[Prompt]
Return all the data below as it stands, minus the pictures.

[Data provided]
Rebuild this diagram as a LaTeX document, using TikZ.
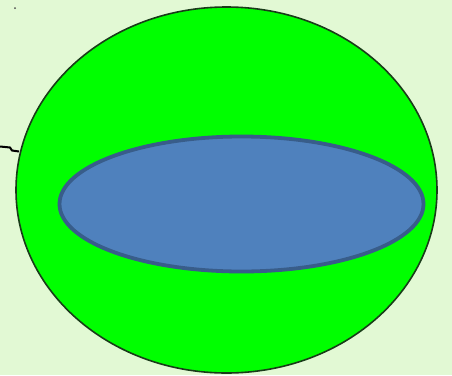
\documentclass[tikz,border=0pt]{standalone}
\definecolor{bgc}{RGB}{226,249,212}
\definecolor{outer}{RGB}{0,255,0}
\definecolor{outerline}{RGB}{25,60,25}
\definecolor{inner}{RGB}{79,129,189}
\definecolor{innerline}{RGB}{56,93,138}
\tikzset{
  outerell/.style={draw=outerline, fill=outer, line width=1.6pt},
  innerell/.style={draw=innerline, fill=inner, line width=3.8pt},
}
\begin{document}
\begin{tikzpicture}[x=1pt,y=-1pt]
\fill[bgc] (0,0) rectangle (452,375);
\useasboundingbox (0,0) rectangle (452,375);
\path[outerell] (226.5,190) ellipse [x radius=210.5, y radius=183];
\path[innerell] (241.5,204) ellipse [x radius=182, y radius=67.5];
\coordinate (lineA) at (0,146.5);
\coordinate (lineB) at (19,151.5);
\draw[black, line width=2pt] (lineA) -- (10,147.5) -- (12,150.5) -- (lineB);
\fill[black!70] (15,8) circle (1);
\end{tikzpicture}
\end{document}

[Response to this task]
Rebuild this diagram as a LaTeX document, using TikZ.
\documentclass[tikz,border=0pt]{standalone}
\definecolor{bgc}{RGB}{226,249,212}
\definecolor{outer}{RGB}{0,255,0}
\definecolor{outerline}{RGB}{25,60,25}
\definecolor{inner}{RGB}{79,129,189}
\definecolor{innerline}{RGB}{56,93,138}
\tikzset{
  outerell/.style={draw=outerline, fill=outer, line width=1.6pt},
  innerell/.style={draw=innerline, fill=inner, line width=3.8pt},
}
\begin{document}
\begin{tikzpicture}[x=1pt,y=-1pt]
\fill[bgc] (0,0) rectangle (452,375);
\useasboundingbox (0,0) rectangle (452,375);
\path[outerell] (226.5,190) ellipse [x radius=210.5, y radius=183];
\path[innerell] (241.5,204) ellipse [x radius=182, y radius=67.5];
\coordinate (lineA) at (0,146.5);
\coordinate (lineB) at (19,151.5);
\draw[black, line width=2pt] (lineA) -- (10,147.5) -- (12,150.5) -- (lineB);
\fill[black!70] (15,8) circle (1);
\end{tikzpicture}
\end{document}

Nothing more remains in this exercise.